On the contrary, it creates bubbles. Bubbles are another flavor of inflation. When a person does x amount of work:
a) If they receive exact credit for that work, the market is perfectly balanced. It's an even give and take.
b) If they do not receive exact credit for that work (redistributed to that hands of someone else who didn't perform that work), we have an uneven market. People have taken, but not given.
It results in healthier, happier workers, which increases productivity.
It results in less happy workers, because you are making less, your quality of life is less. An increase in productivity is nonsense, because energy if finite. If you take from the people, they buy less. Taking from a person's wages may appear to increase productivity if the system you are testing is tested in a small duration and very narrow scope, but due to energy laws, lowering a wage no more increase overall productivity than dancing creates rain.
If the small amount eeked from the workers doesn't lead to: (1) added energy in the market, (2) the take over of foreign markets or (3) increased efficiency that creates energy there is no increase in overall productivity. If perhaps you do achieve on of these things you have to measure the cost of lowering person's wage (wealth redistribution) to the quantity of that energy or the benefits of a new market.
And it results in investment in the production of real goods and services (rather than bets, which characterizes how the rich "invest"). The latter occurs in two ways. First, working people consume real goods and services, which increases the incentive of private capital to invest in the production of those goods and services.
They may only consume more if one of the three happens.

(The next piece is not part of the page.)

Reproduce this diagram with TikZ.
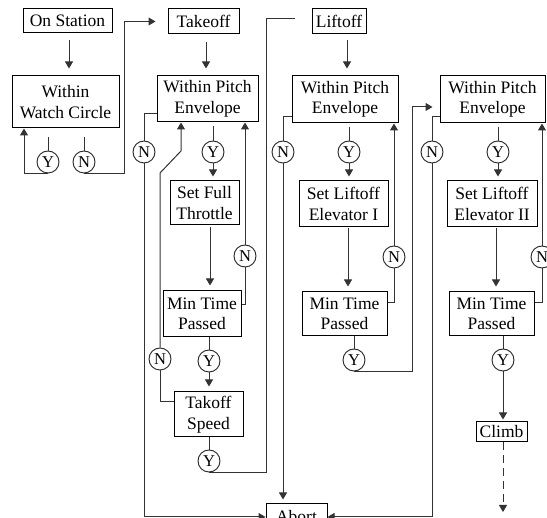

Primarily, in capitalism, it doesn't happen, because capitalism competes on the micro level, business to business, not the macro level, government vs. government.
And second, working people start businesses and always have -- the more capital they have, the more business start up.
Energy is finite. If you start up a business and you do not add energy to the market in doing so according the three numbered items above, you are only redistributing wealth. If it doesn't satisfy any of the three points and it's only aesthetic choice it arguably ok, but the transition costs the economy for that change. Starting up a business isn't necessarily good for the economy, unless energy increases at the same time.
In short, your post is economic teabaggery.
Keep your homosexual metaphors to yourself. They are irrelevant and vomitory.